Even for people like me, whose early Internet experience was pretty boring (I have never seen a video of somebody getting beheaded and don’t plan to start now), there are textures of experience Levy manages to capture that I don’t think I’ve seen anybody else quite pull off. Like this description (also in the first story) of texting somebody you have a crush on:
She was with her parents at Olive Garden. Stop that, they said, but she couldn’t. There was no stopping her. She was whispering to him through the crack in the wall. She was screaming for him across the canyon. She was calling to him from the balcony. She was texting him at the dinner table.
So—I enjoyed My First Book quite a bit for its ability to pull its voice off and the way Levy resists following traditional short story forms. I do not hate it. And I think that it is probably true that Levy has become a bit of a scapegoat for an annoying / notorious downtown New York scene.6 But she probably also is only as buzzy she is because of her adjacency to that scene, so, fair enough… live by the media hype machine, be thinkpieced by the media hype machine, and so on.
But.… I also don’t think the stories in it really work that well as stories. What they remind me of—mostly—are Netflix comedy specials. That is, they are mostly first person monologues delivered through an exaggerated persona that we know is not the comedian, but also not not the comedian, and they inhabit a kind of place where they aren’t fiction but they aren’t non-fiction either. And the reason I say Netflix comedy specials is because while Levy is resigned, she is also, frequently, preachy—as those specials often seem to be.
Take this passage in “Z is for Zoomer”:
Do the trolls even know what they’re doing or are they as lost as everyone else? Everyone is lost except for the bots. I don’t know if I believe in horseshoe theory, but I do know that I believe in that tiny, but infinitely deep, space between irony and sincerity. Ironic voting is still voting and ironic hate is still hate. Within that deep, dark, tiny space is a huge void, where separate realities drift past each other like children’s bubbles. Cheerful nihilism thrives. Come to think of it, I’m lost in that space. We all are.

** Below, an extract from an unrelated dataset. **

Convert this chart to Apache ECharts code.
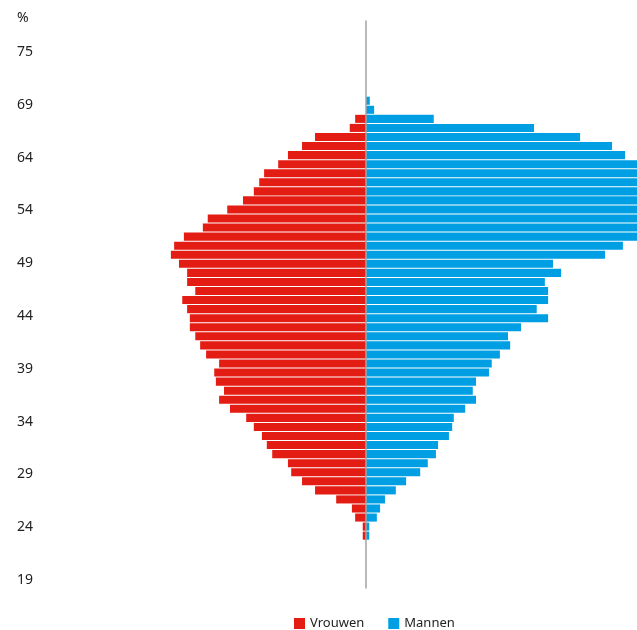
<!DOCTYPE html>
<html><head><meta charset="utf-8">
<script src="https://cdn.jsdelivr.net/npm/echarts@6/dist/echarts.min.js"></script>
<style>html,body{margin:0;padding:0;background:#fff}#c{width:637px;height:630px}</style>
</head><body><div id="c"></div>
<script>
// Hidden bar categories, bottom (youngest) to top
const ages = ['23','24','25','26','27','28','29','30','31','32','33','34','35','36','37','38','39','40','41','42','43','44','45','46','47','48','49','50','51','52','53','54','55','56','57','58','59','60','61','62','63','64','65','66','67','68','69','70','71'];
// Visible age labels on the left, bottom to top
const tickLabels = ['19','24','29','34','39','44','49','54','64','69','75'];
// Percentages, bottom to top
const vrouwen = [0.06,0.06,0.20,0.26,0.55,0.94,1.18,1.38,1.44,1.73,1.83,1.92,2.07,2.21,2.51,2.71,2.62,2.77,2.80,2.71,2.95,3.06,3.15,3.25,3.25,3.30,3.39,3.15,3.30,3.30,3.45,3.60,3.54,3.36,3.01,2.92,2.56,2.27,2.07,1.97,1.88,1.62,1.44,1.18,0.94,0.30,0.20,0,0];
const mannen = [0.06,0.06,0.20,0.26,0.35,0.55,0.74,1.00,1.14,1.29,1.33,1.53,1.59,1.62,1.83,2.03,1.97,2.03,2.27,2.32,2.47,2.66,2.62,2.86,3.36,3.15,3.36,3.36,3.30,3.60,3.45,4.41,4.74,5.5,5.9,6.2,6.4,6.3,6.1,5.9,5.6,5.3,4.78,4.54,3.95,3.10,1.25,0.15,0.07];

const RED = '#e31c14', BLUE = '#009fe3', TXT = '#222';
const FONT = 'Noto Sans';
const hiddenAxis = {axisLine:{show:false},axisTick:{show:false},axisLabel:{show:false},splitLine:{show:false}};

const chart = echarts.init(document.getElementById('c'), null, {renderer:'canvas'});
chart.setOption({
  animation:false,
  backgroundColor:'#fff',
  grid:[
    {left:95, width:542, top:96.2, height:444},
    {left:17, width:10, top:52, height:528},
    {left:95, width:542, top:21, height:567}
  ],
  xAxis:[
    Object.assign({type:'value', gridIndex:0, min:-5, max:5}, hiddenAxis),
    Object.assign({type:'value', gridIndex:1, min:0, max:1}, hiddenAxis),
    Object.assign({type:'value', gridIndex:2, min:-5, max:5}, hiddenAxis)
  ],
  yAxis:[
    Object.assign({type:'category', gridIndex:0, data:ages}, hiddenAxis),
    {type:'category', gridIndex:1, data:tickLabels, boundaryGap:false,
     axisLine:{show:false}, axisTick:{show:false}, splitLine:{show:false},
     axisLabel:{inside:true, margin:0, interval:0, fontSize:14, color:TXT, fontFamily:FONT},
     name:'%', nameLocation:'end', nameGap:34,
     nameTextStyle:{align:'left', verticalAlign:'middle', fontSize:14, color:TXT, fontFamily:FONT}},
    {type:'value', gridIndex:2, min:0, max:1, z:5,
     axisLine:{show:true, onZero:true, lineStyle:{color:'#a3a3a3', width:1.5}},
     axisTick:{show:false}, axisLabel:{show:false}, splitLine:{show:false}}
  ],
  legend:{
    data:['Vrouwen','Mannen'], left:294, top:617, padding:0,
    itemWidth:11, itemHeight:11, itemGap:24, icon:'rect',
    textStyle:{fontSize:13, color:TXT, fontFamily:FONT}
  },
  series:[
    {name:'Vrouwen', type:'bar', stack:'p', xAxisIndex:0, yAxisIndex:0,
     data:vrouwen.map(v=>-v), barCategoryGap:'11%', itemStyle:{color:RED}},
    {name:'Mannen', type:'bar', stack:'p', xAxisIndex:0, yAxisIndex:0,
     data:mannen, barCategoryGap:'11%', itemStyle:{color:BLUE}}
  ]
});
</script></body></html>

Can’t you hear somebody saying that on a stage in a genial voice as they make gestures toward the audience? Because I sure can and it’s very annoying.7 The issue here is not that these are not polished little tales of zoomer ennui but that they lack some quality that would let them really exist as stories, not just exercises or speeches. I think it’s a sense of touching the ground. I don’t mean “being offline” but like—having a ground that the story unfolds on, instead of feeling like something thrown together for a reading.

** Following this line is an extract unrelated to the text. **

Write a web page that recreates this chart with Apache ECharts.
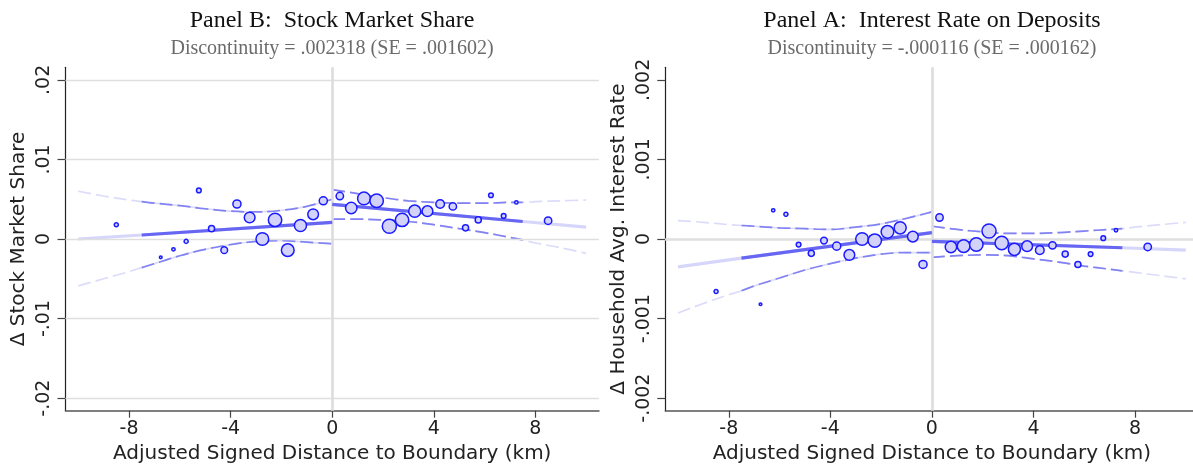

The two most successful stories are the first (“Love Story”) and the last (“Pillow Angels”); the first, because it does trace a love story between its two (unbearable) protagonists, even if I found the ending of the story a little bit pat. “Pillow Angels,” though, is a mess—but a way more interesting mess than the rest of the book. It starts with girls at a sleepover doing drugs, and you slowly become aware that it takes place in an absurd alternate present in which ISIS has blown up the moon and Disneyland is the subject of sarin gas attacks and the narrator is the reincarnation of one of the 9/11 hijackers (or at least believes herself to be):
My parents had sex on Space Mountain. Nine months later I would be the second-worst thing to happen on September 11, 2001. One second, I was a martyr, piloting a plane right into a skyscraper, filled with love. Then, there with a puff, I was a beautiful baby girl being pulled out of a soap opera actress in Los Angeles. That’s a fun fact about me.
When I finished “Pillow Angels” I found myself thinking an interesting route for Levy to take would be writing stories in the vein of Kelly Link—twisted fairy tales, essentially. I don’t think she should try to develop stories that are more in the traditional realist vein—though I wouldn’t actually listen to me on this score, I don’t know anything—because I don’t think there’s anywhere for her to go.

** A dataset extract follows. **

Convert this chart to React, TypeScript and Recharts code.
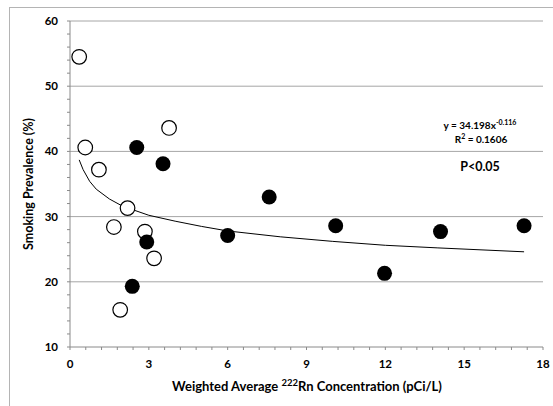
import { ScatterChart, Scatter, XAxis, YAxis, CartesianGrid, Customized } from "recharts";

// open circles
const openX = [0.35, 0.58, 1.1, 2.19, 1.67, 2.85, 3.2, 1.91, 3.77];
const openY = [54.5, 40.6, 37.2, 31.3, 28.4, 27.7, 23.6, 15.7, 43.6];
// filled circles
const filledX = [2.54, 3.54, 7.58, 6.0, 2.92, 2.37, 10.11, 11.97, 14.1, 17.28];
const filledY = [40.6, 38.1, 33.0, 27.1, 26.1, 19.3, 28.6, 21.3, 27.7, 28.6];
// power trendline
const trendX = [0.35, 0.5, 0.75, 1, 1.5, 2, 3, 4, 5, 6, 8, 10, 12, 14, 17.28];
const trendY = [38.7, 37.2, 35.4, 34.2, 32.7, 31.6, 30.2, 29.3, 28.5, 27.8, 26.9, 26.2, 25.6, 25.2, 24.6];

const xTicks = [0, 0.6, 1.2, 1.8, 2.4, 3, 3.6, 4.2, 4.8, 5.4, 6, 6.6, 7.2, 7.8, 8.4, 9, 9.6, 10.2, 10.8, 11.4, 12, 12.6, 13.2, 13.8, 14.4, 15, 15.6, 16.2, 16.8, 17.4, 18];
const xLabels = [0, 3, 6, 9, 12, 15, 18];
const yTicks = [10, 12, 14, 16, 18, 20, 22, 24, 26, 28, 30, 32, 34, 36, 38, 40, 42, 44, 46, 48, 50, 52, 54, 56, 58, 60];
const yLabels = [10, 20, 30, 40, 50, 60];

const openData = openX.map((x, i) => ({ x, y: openY[i] }));
const filledData = filledX.map((x, i) => ({ x, y: filledY[i] }));
const trendData = trendX.map((x, i) => ({ x, y: trendY[i] }));

const FONT = "Lato, 'Liberation Sans', sans-serif";
const AXIS = "#8a8a8a";

const Annotations = () => (
  <g fontFamily={FONT} fontWeight="bold" fill="#000">
    <text x={480} y={129} fontSize={10} textAnchor="middle">
      y = 34.198x<tspan fontSize={7} dy={-4}>-0.116</tspan>
    </text>
    <text x={481} y={143} fontSize={10} textAnchor="middle">
      R<tspan fontSize={7} dy={-4}>2</tspan><tspan dy={4}> = 0.1606</tspan>
    </text>
    <text x={480} y={171} fontSize={12.5} textAnchor="middle">P&lt;0.05</text>
    <text x={33} y={184} fontSize={12.5} textAnchor="middle" transform="rotate(-90 33 184)">
      Smoking Prevalence (%)
    </text>
    <text x={307} y={391} fontSize={13} textAnchor="middle">
      Weighted Average <tspan fontSize={9.5} dy={-5}>222</tspan><tspan dy={5}>Rn Concentration (pCi/L)</tspan>
    </text>
  </g>
);

const openShape = (p: any) => (
  <circle cx={p.cx} cy={p.cy} r={7.3} fill="#fff" stroke="#000" strokeWidth={1.2} />
);
const filledShape = (p: any) => <circle cx={p.cx} cy={p.cy} r={7.5} fill="#000" />;
const noShape = () => <g />;

export default function App() {
  return (
    <div style={{ position: "absolute", left: 0, top: 0, width: 553, height: 406, overflow: "hidden", background: "#fff" }}>
      <div style={{ position: "absolute", left: 9, top: 7, width: 600, height: 500, border: "1px solid #b4b4b4" }} />
      <div style={{ position: "absolute", left: 0, top: 0 }}>
        <ScatterChart width={553} height={406} margin={{ top: 21, right: 10, bottom: 0, left: 10 }}>
          <CartesianGrid vertical={false} stroke="#a6a6a6" horizontalValues={[20, 30, 40, 50, 60]} />
          <XAxis
            type="number"
            dataKey="x"
            domain={[0, 18]}
            ticks={xTicks}
            interval={0}
            height={59}
            stroke={AXIS}
            tickSize={3}
            tickMargin={10}
            tickFormatter={(v: number) => (xLabels.includes(v) ? String(v) : "")}
            tick={{ fill: "#000", fontSize: 11.5, fontWeight: "bold", fontFamily: FONT }}
          />
          <YAxis
            type="number"
            dataKey="y"
            domain={[10, 60]}
            ticks={yTicks}
            interval={0}
            width={60}
            stroke={AXIS}
            tickSize={3}
            tickMargin={9}
            tickFormatter={(v: number) => (yLabels.includes(v) ? String(v) : "")}
            tick={{ fill: "#000", fontSize: 11.5, fontWeight: "bold", fontFamily: FONT }}
          />
          <Scatter data={trendData} line={{ stroke: "#000", strokeWidth: 1 }} lineType="joint" shape={noShape} isAnimationActive={false} />
          <Scatter data={openData} shape={openShape} isAnimationActive={false} />
          <Scatter data={filledData} shape={filledShape} isAnimationActive={false} />
          <Customized component={Annotations} />
        </ScatterChart>
      </div>
    </div>
  );
}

But I think horror and the fantastic is a place where Levy’s hypertextual sensibility would work very well, and it would give her work a place to go beyond the vague feeling that animates this book: that everything matters but also nothing matters. So I guess that’s my review: kinda weird, should get weirder. But I’ll read her next book.
In retrospect, I guess I could have “asked” for “review copies” for “my Substack.”
Which I almost forgot to read before having to return it to the library again.
I don’t think I could find it but I definitely saw a Substack post once that described not only this book but really Honor Levy’s whole being in highly unflattering terms, sort of like she was the horrible life-sucking meteor being in “The Colour Out of Space” or something.
Otherwise known as a “curate’s egg.”
It is a little like Marie Calloway in that respect, though not really in terms of style.
That she doesn’t actually try to represent in here, really.
Or this one in “Internet Girl”:
1 like = 1 prayer. 1 like = 1 prayer. 1 like = 1 prayer. 1 like = 1 prayer. 1 like = 1 prayer. A like means I saw it and tapped it twice. A like means I made a choice. A like means I paid attention. Simone Weil says attention, taken to its highest degree, is the same thing as prayer. Simone Weil starved to death. It was either anorexia or tuberculosis or too much Schopenhauer or in solidarity with the victims of war. No one knows. Not even Google. It might not even matter. Starving is starving is starving and sometimes I starved. Through the immense possibilities for encounter and solidarity, I learned to look at photos of who I wanted to become, to stare at the empty spaces I wanted to have, to run to 7-Eleven and chug Diet Coke, to imagine maggots crawling through the birthday cake.
Sorry—really—I’m so sorry—but when I read this I just think of Nanette.